Why do you want to scrape Yandex specially? I ask because google provides an API for programmatic searching.
Each search engine provides a slightly different set of results. I have found that if you do not use multiple search engines, you will miss out. Google has results that Bing does not have and Yandex has results that Google and Bing do not have.
Over time, I have gotten tired of cutting from the content of browsers and pasting into word processors for my records. So I decided to write a program.
I have figured out how a can modify the URL for yandex to go to different pages. I was able to use yandex by using a "&p=" to navagate to a particular page.
The duckduckgo search engine does not work this way, though.
So far, I can programmatically get all the search results of 7 search engines. I want to get the content from a duckduckgo search engine next. But, like yandex, it too uses AJAX to get content without changing the URL to be different from the search results page.
I have asked the duckduckgo people and they have not been helpful. I was suprised. They do not want people to have the ability to take content from their search results. Their response did not make a lot of sense. I asked them what sets them apart from other search engines who have a different business model where they actually welcome users to programmaticaly take content.
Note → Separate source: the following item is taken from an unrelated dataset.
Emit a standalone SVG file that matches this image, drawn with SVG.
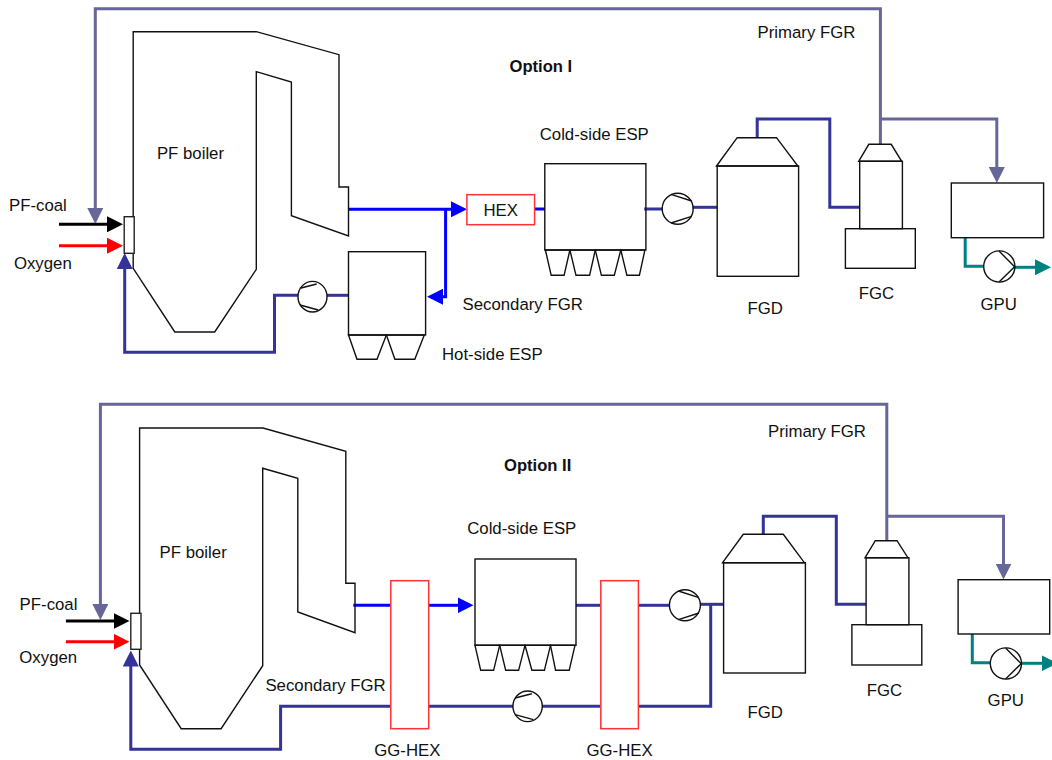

In fact, that is exactly what a meta search engine is. They have yet to respond.
But, as I think of this, their approach of being secretive is not in line with the spirit of the interent. All HTML pages can be read. And I think they are actually abusing what AJAX is intended to do. AJAX does not exist so that people can be secretive and hide things.
Either I will just pass on including duckduckgo in my list of search engines, or I will go ahead and find a way to decipher the AJAX from their HTML page. Or I will do both. Since I am doing all this for my own private use, I will maybe do both.
This shouldn't be rocket science. I am able to see the HTML code. Shouldn't there be some sort of AJAX tag in the HTML that I can find to make use of?
the HTML content of duckduckgo does not have the HTML tags that I expect from AJAX, namely XMLHttpRequest and XMLHTTP.